§ **PROBLEM DETAILS**
Print, word for word, the opening line of the data below and every line after it through the line that contains "import plotly.graph_objects as go", but not the pictures.

§ **DATA IN THIS EXERCISE**
- - - - - - -
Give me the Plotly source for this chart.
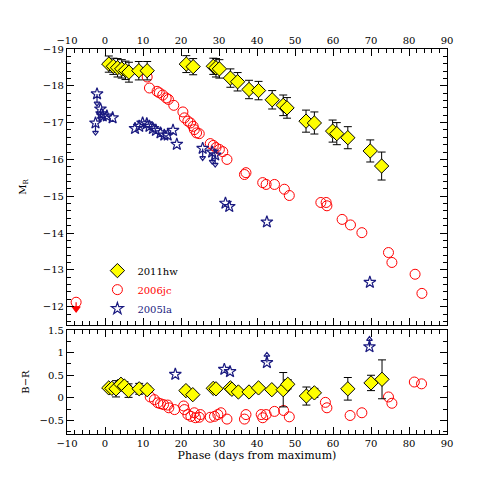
import plotly.graph_objects as go

# SN 2011hw, R-band absolute magnitude
hw_phase = [1.0, 2.2, 3.3, 4.4, 5.4, 6.3, 8.9, 11.1, 21.4, 23.2, 28.5, 29.2, 30.1, 33.0, 34.9,
            37.9, 40.4, 44.0, 46.9, 47.9, 52.9, 55.1, 59.9, 61.0, 63.9, 69.8, 72.8]
hw_mr = [-18.59, -18.53, -18.49, -18.46, -18.42, -18.37, -18.41, -18.41, -18.59, -18.52, -18.53,
         -18.49, -18.46, -18.21, -18.11, -17.90, -17.87, -17.62, -17.47, -17.40, -17.04, -16.99,
         -16.77, -16.70, -16.59, -16.23, -15.82]
hw_mr_err = [0.22, 0.22, 0.25, 0.25, 0.25, 0.27, 0.25, 0.25, 0.23, 0.22, 0.22, 0.25, 0.25, 0.25,
             0.25, 0.25, 0.25, 0.25, 0.28, 0.28, 0.30, 0.30, 0.30, 0.30, 0.30, 0.30, 0.38]

# SN 2011hw, B-R colour
hw_br_phase = [1.0, 1.8, 2.9, 4.2, 5.1, 6.2, 9.0, 11.1, 21.3, 23.1, 28.5, 29.2, 33.0, 33.4, 35.1,
               37.9, 40.4, 43.9, 46.9, 48.1, 53.0, 55.1, 63.9, 70.0, 72.9]
hw_br = [0.22, 0.21, 0.20, 0.30, 0.26, 0.16, 0.20, 0.18, 0.16, 0.07, 0.21, 0.20, 0.22, 0.19, 0.13,
         0.13, 0.22, 0.18, 0.18, 0.30, 0.04, 0.11, 0.20, 0.33, 0.41]
hw_br_err = [0.05, 0.05, 0.18, 0.10, 0.10, 0.15, 0.12, 0.08, 0.08, 0.06, 0.06, 0.06, 0.06, 0.06,
             0.05, 0.05, 0.05, 0.05, 0.38, 0.10, 0.20, 0.10, 0.25, 0.17, 0.43]

# SN 2006jc
jc_phase = [11.1, 11.7, 13.7, 14.3, 15.2, 16.1, 16.7, 18.1, 20.5, 20.9, 21.8, 22.5, 23.2, 23.5,
            24.1, 24.8, 27.7, 28.5, 29.2, 30.1, 31.0, 32.1, 36.7, 37.1, 41.5, 42.4, 44.6, 47.2,
            48.5, 56.8, 58.2, 58.4, 62.4, 64.6, 67.6, 74.6, 75.5, 81.6, 83.4]
jc_mr = [-18.24, -17.94, -17.85, -17.81, -17.75, -17.67, -17.63, -17.47, -17.29, -17.13, -17.04,
         -16.99, -16.90, -16.81, -16.72, -16.70, -16.43, -16.38, -16.32, -16.27, -16.21, -16.00,
         -15.59, -15.64, -15.37, -15.32, -15.32, -15.19, -15.02, -14.83, -14.83, -14.74, -14.37,
         -14.22, -14.01, -13.47, -13.20, -12.88, -12.36]
jc_lim_phase = [-7.6]
jc_lim_mr = [-12.12]

jc_br_phase = [11.9, 13.0, 13.9, 14.6, 15.4, 16.5, 16.8, 18.3, 20.7, 20.9, 21.8, 22.6, 23.5, 23.8,
               24.8, 25.1, 27.7, 28.8, 29.7, 30.5, 32.1, 36.7, 37.1, 41.1, 41.5, 42.4, 44.6, 47.0,
               48.5, 58.0, 58.4, 64.5, 67.6, 74.6, 75.5, 81.4, 83.3]
jc_br = [0.02, -0.04, -0.11, -0.13, -0.15, -0.16, -0.22, -0.26, -0.18, -0.26, -0.37, -0.41, -0.33,
         -0.44, -0.43, -0.37, -0.43, -0.41, -0.37, -0.33, -0.47, -0.47, -0.37, -0.37, -0.44, -0.37,
         -0.30, -0.28, -0.42, -0.10, -0.22, -0.39, -0.33, 0.02, -0.12, 0.35, 0.31]

# SN 2005la (lim = 1 marks a limit drawn with an arrow)
la_phase = [-2.1, -2.5, -1.2, -0.9, -0.6, 0.5, 2.0, 7.9, 9.0, 9.9, 11.0, 11.7, 12.6, 13.4, 14.6,
            15.6, 16.5, 17.9, 18.9, 25.7, 28.2, 29.0, 31.7, 32.7, 42.6, 69.7]
la_mr = [-17.78, -16.99, -17.37, -17.24, -17.18, -17.18, -17.13, -16.84, -16.90, -16.99, -16.97,
         -16.90, -16.84, -16.79, -16.72, -16.66, -16.66, -16.79, -16.41, -16.30, -16.20, -16.12,
         -14.81, -14.72, -14.30, -12.66]
la_lim = [1, 1, 1, 0, 0, 0, 0, 0, 0, 0, 0, 0, 0, 0, 0, 0, 0, 0, 0, 1, 1, 1, 0, 0, 0, 0]

la_br_phase = [18.5, 31.4, 32.9, 42.6, 69.6]
la_br = [0.52, 0.63, 0.58, 0.78, 1.13]
la_br_lim = [0, 0, 0, 1, 1]

NAVY = "#1a1a80"
RED = "#ff0000"
FONT = "DejaVu Serif"


def limit_arrows(xs, ys, flags, length, color, head, head_size, xa, ya):
    # stems from each limit point plus an arrowhead at the far end
    sx, sy, hx, hy = [], [], [], []
    for p, v, f in zip(xs, ys, flags):
        if f:
            sx += [p, p, None]
            sy += [v, v + length, None]
            hx.append(p)
            hy.append(v + length)
    return [go.Scatter(x=sx, y=sy, mode="lines", line=dict(color=color, width=1.2),
                       showlegend=False, hoverinfo="skip", xaxis=xa, yaxis=ya),
            go.Scatter(x=hx, y=hy, mode="markers", showlegend=False, hoverinfo="skip",
                       marker=dict(symbol=head, size=head_size, color=color, line=dict(width=1.2, color=color)),
                       xaxis=xa, yaxis=ya)]


fig = go.Figure()

# top panel
for tr in limit_arrows(la_phase, la_mr, la_lim, 0.26, NAVY, "triangle-down-open", 5, "x", "y"):
    fig.add_trace(tr)
for tr in limit_arrows(jc_lim_phase, jc_lim_mr, [1] * len(jc_lim_phase), 0.17, RED, "triangle-down", 7, "x", "y"):
    fig.add_trace(tr)
fig.add_trace(go.Scatter(x=jc_phase, y=jc_mr, mode="markers", name='<span style="color:#ff0000">2006jc</span>',
                         marker=dict(symbol="circle-open", size=10, color=RED, line=dict(width=1)),
                         xaxis="x", yaxis="y", legendrank=2))
fig.add_trace(go.Scatter(x=jc_lim_phase, y=jc_lim_mr, mode="markers", showlegend=False,
                         marker=dict(symbol="circle-open", size=10, color=RED, line=dict(width=1)),
                         xaxis="x", yaxis="y"))
fig.add_trace(go.Scatter(x=la_phase, y=la_mr, mode="markers", name='<span style="color:#1a1a80">2005la</span>',
                         marker=dict(symbol="star-open", size=9, color=NAVY, line=dict(width=1.2)),
                         xaxis="x", yaxis="y", legendrank=3))
fig.add_trace(go.Scatter(x=hw_phase, y=hw_mr, mode="markers", name="2011hw",
                         error_y=dict(type="data", array=hw_mr_err, color="black", thickness=1, width=4),
                         marker=dict(symbol="diamond", size=11, color="#ffff00", line=dict(width=1, color="black")),
                         xaxis="x", yaxis="y", legendrank=1))

# bottom panel
for tr in limit_arrows(la_br_phase, la_br, la_br_lim, 0.17, NAVY, "triangle-up-open", 5, "x2", "y2"):
    fig.add_trace(tr)
fig.add_trace(go.Scatter(x=jc_br_phase, y=jc_br, mode="markers", showlegend=False,
                         marker=dict(symbol="circle-open", size=10, color=RED, line=dict(width=1)),
                         xaxis="x2", yaxis="y2"))
fig.add_trace(go.Scatter(x=la_br_phase, y=la_br, mode="markers", showlegend=False,
                         marker=dict(symbol="star-open", size=9, color=NAVY, line=dict(width=1.2)),
                         xaxis="x2", yaxis="y2"))
fig.add_trace(go.Scatter(x=hw_br_phase, y=hw_br, mode="markers", showlegend=False,
                         error_y=dict(type="data", array=hw_br_err, color="black", thickness=1, width=4),
                         marker=dict(symbol="diamond", size=11, color="#ffff00", line=dict(width=1, color="black")),
                         xaxis="x2", yaxis="y2"))

axis_common = dict(showline=True, linecolor="black", linewidth=1.2, ticks="inside", ticklen=7,
                   tickcolor="black", tickwidth=1, mirror="allticks", showgrid=False, zeroline=False,
                   tickfont=dict(family=FONT, size=10, color="black"))

fig.update_layout(
    width=479, height=479,
    margin=dict(l=59, r=40, t=41, b=53),
    plot_bgcolor="white", paper_bgcolor="white",
    xaxis=dict(axis_common, range=[-10, 90], dtick=10, side="top", anchor="y",
               minor=dict(dtick=2, ticklen=3.5, ticks="inside", tickcolor="black")),
    yaxis=dict(axis_common, range=[-11.5, -19], dtick=1, domain=[0.283, 1.0], anchor="x",
               minor=dict(dtick=0.2, ticklen=3.5, ticks="inside", tickcolor="black"),
               title=dict(text="M<sub>R</sub>", font=dict(family=FONT, size=10, color="black"), standoff=14)),
    xaxis2=dict(axis_common, range=[-10, 90], dtick=10, side="bottom", anchor="y2", matches="x",
                minor=dict(dtick=2, ticklen=3.5, ticks="inside", tickcolor="black"),
                title=dict(text="Phase (days from maximum)", font=dict(family=FONT, size=11, color="black"),
                           standoff=3)),
    yaxis2=dict(axis_common, range=[-0.8, 1.5], dtick=0.5, domain=[0.0, 0.27], anchor="x2",
                minor=dict(dtick=0.25, ticklen=3.5, ticks="inside", tickcolor="black"),
                title=dict(text="B\u2212R", font=dict(family=FONT, size=10, color="black"), standoff=8)),
    legend=dict(x=0.08, y=0.462, xanchor="left", yanchor="top", bgcolor="rgba(0,0,0,0)",
                font=dict(family=FONT, size=10, color="black"), tracegroupgap=0),
)

fig.write_html("out.html")
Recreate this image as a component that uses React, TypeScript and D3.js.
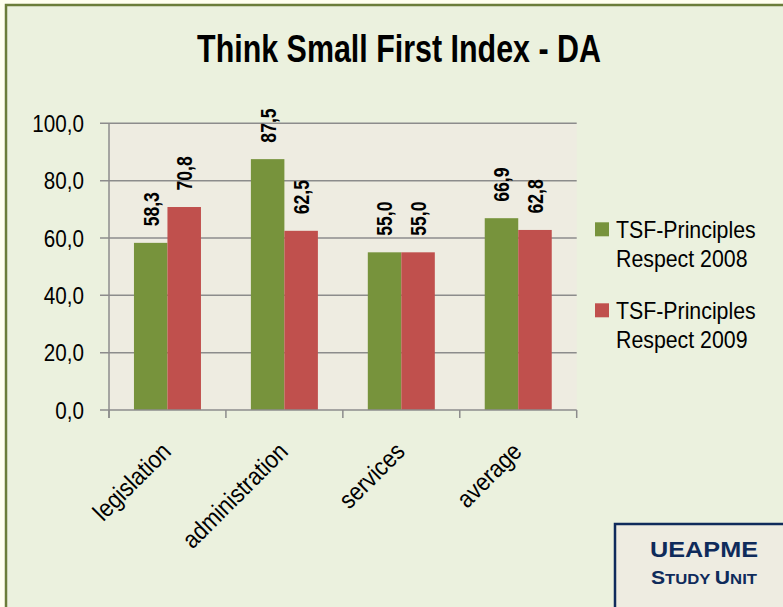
import React, { useEffect, useRef } from 'react';
import * as d3 from 'd3';

const categories = ['legislation', 'administration', 'services', 'average'];
const seriesNames = ['TSF-Principles Respect 2008', 'TSF-Principles Respect 2009'];
const values2008 = [58.3, 87.5, 55.0, 66.9];
const values2009 = [70.8, 62.5, 55.0, 62.8];
const yTicks = [0, 20, 40, 60, 80, 100];

const colors = ['#77933C', '#C0504D'];
const FONT = '"Liberation Sans", Arial, sans-serif';

const fmt = (v: number) => v.toFixed(1).replace('.', ',');

// no narrow font installed: squeeze a regular sans horizontally instead
function narrowText(parent: any, x: number, y: number, rot: number, sx: number) {
  return parent.append('text')
    .attr('transform', `translate(${x},${y}) rotate(${rot}) scale(${sx},1)`)
    .style('font-family', FONT)
    .attr('fill', '#000');
}

export default function App() {
  const svgRef = useRef<SVGSVGElement>(null);
  const width = 783;
  const height = 607;

  useEffect(() => {
    if (!svgRef.current) return;
    const svg = d3.select(svgRef.current);
    svg.selectAll('*').remove();

    const left = 109, right = 576.7, top = 123.3, bottom = 410;

    // background + frame
    svg.append('rect').attr('width', width).attr('height', height).attr('fill', '#FFFFF0');
    svg.append('rect')
      .attr('x', 6).attr('y', 5).attr('width', 900).attr('height', 800)
      .attr('fill', '#EBF1DE').attr('stroke', '#6B7D3A').attr('stroke-width', 2.5);

    // title
    narrowText(svg, 399, 61.5, 0, 0.77)
      .attr('text-anchor', 'middle')
      .style('font-weight', 'bold').style('font-size', '39.5px')
      .text('Think Small First Index - DA');

    const x0 = d3.scaleBand<string>().domain(categories).range([left, right]).padding(0);
    const x1 = d3.scaleBand<number>().domain([0, 1]).range([0, x0.bandwidth()])
      .paddingInner(0).paddingOuter(0.745);
    const y = d3.scaleLinear().domain([0, 100]).range([bottom, top]);

    const g = svg.append('g');

    // plot area
    g.append('rect')
      .attr('x', left).attr('y', top).attr('width', right - left).attr('height', bottom - top)
      .attr('fill', '#EEECE1');

    // grid lines
    g.selectAll('.grid').data(yTicks.filter(t => t > 0)).enter().append('line')
      .attr('x1', left - 9).attr('x2', right)
      .attr('y1', d => y(d)).attr('y2', d => y(d))
      .attr('stroke', '#8C8C8C').attr('stroke-width', 1.5);

    // y labels
    yTicks.forEach(t => {
      narrowText(g, 84, y(t), 0, 0.86)
        .attr('dy', '0.36em').attr('text-anchor', 'end')
        .style('font-size', '24px')
        .text(fmt(t));
    });

    // bars + value labels
    const series = [values2008, values2009];
    series.forEach((vals, si) => {
      g.selectAll(`.bar${si}`).data(vals).enter().append('rect')
        .attr('x', (d, i) => (x0(categories[i]) as number) + (x1(si) as number))
        .attr('y', d => y(d))
        .attr('width', x1.bandwidth())
        .attr('height', d => bottom - y(d))
        .attr('fill', colors[si]);

      vals.forEach((v, i) => {
        const cx = (x0(categories[i]) as number) + (x1(si) as number) + x1.bandwidth() / 2;
        narrowText(g, cx, y(v) - 16.5, -90, 0.8)
          .attr('dy', '0.36em').attr('text-anchor', 'start')
          .style('font-weight', 'bold').style('font-size', '22px')
          .text(fmt(v));
      });
    });

    // axes lines
    g.append('line').attr('x1', left).attr('x2', left).attr('y1', top).attr('y2', bottom + 8)
      .attr('stroke', '#8C8C8C').attr('stroke-width', 1.5);
    g.append('line').attr('x1', left - 9).attr('x2', right).attr('y1', bottom).attr('y2', bottom)
      .attr('stroke', '#8C8C8C').attr('stroke-width', 1.5);
    const tickXs = categories.map(c => x0(c) as number).concat([right]);
    g.selectAll('.xtick').data(tickXs).enter().append('line')
      .attr('x1', d => d).attr('x2', d => d).attr('y1', bottom).attr('y2', bottom + 8)
      .attr('stroke', '#8C8C8C').attr('stroke-width', 1.5);

    // category labels
    categories.forEach(c => {
      narrowText(g, (x0(c) as number) + x0.bandwidth() / 2 + 5, 453, -45, 0.88)
        .attr('text-anchor', 'end')
        .style('font-size', '25px')
        .text(c);
    });

    // legend
    const legendY = [222.3, 303.3];
    seriesNames.forEach((name, i) => {
      const words = name.split(' ');
      const lg = svg.append('g');
      lg.append('rect').attr('x', 595).attr('y', legendY[i]).attr('width', 14).attr('height', 14)
        .attr('fill', colors[i]);
      narrowText(lg, 616, legendY[i] + 15.4, 0, 0.87).style('font-size', '24.5px').text(words[0]);
      narrowText(lg, 616, legendY[i] + 44.4, 0, 0.87).style('font-size', '24.5px')
        .text(words.slice(1).join(' '));
    });

    // UEAPME box
    const navy = '#0F2B5B';
    svg.append('rect').attr('x', 615).attr('y', 524).attr('width', 250).attr('height', 150)
      .attr('fill', '#EEECE1').attr('stroke', navy).attr('stroke-width', 2.5);
    svg.append('text').attr('x', 704).attr('y', 557).attr('text-anchor', 'middle')
      .style('font-family', FONT).style('font-weight', 'bold').style('font-size', '22px')
      .attr('fill', navy).attr('textLength', 108).attr('lengthAdjust', 'spacingAndGlyphs')
      .text('UEAPME');
    const su = svg.append('text').attr('x', 704).attr('y', 584).attr('text-anchor', 'middle')
      .style('font-family', FONT).style('font-weight', 'bold').attr('fill', navy)
      .attr('textLength', 106).attr('lengthAdjust', 'spacingAndGlyphs');
    su.append('tspan').style('font-size', '19px').text('S');
    su.append('tspan').style('font-size', '15px').text('TUDY ');
    su.append('tspan').style('font-size', '19px').text('U');
    su.append('tspan').style('font-size', '15px').text('NIT');
  }, []);

  return (
    <div style={{ position: 'fixed', left: 0, top: 0, width, height, overflow: 'hidden' }}>
      <svg ref={svgRef} width={width} height={height} viewBox={`0 0 ${width} ${height}`} />
    </div>
  );
}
- - - - - - -
§ **FINISHED TASK**
Give me the Plotly source for this chart.
import plotly.graph_objects as go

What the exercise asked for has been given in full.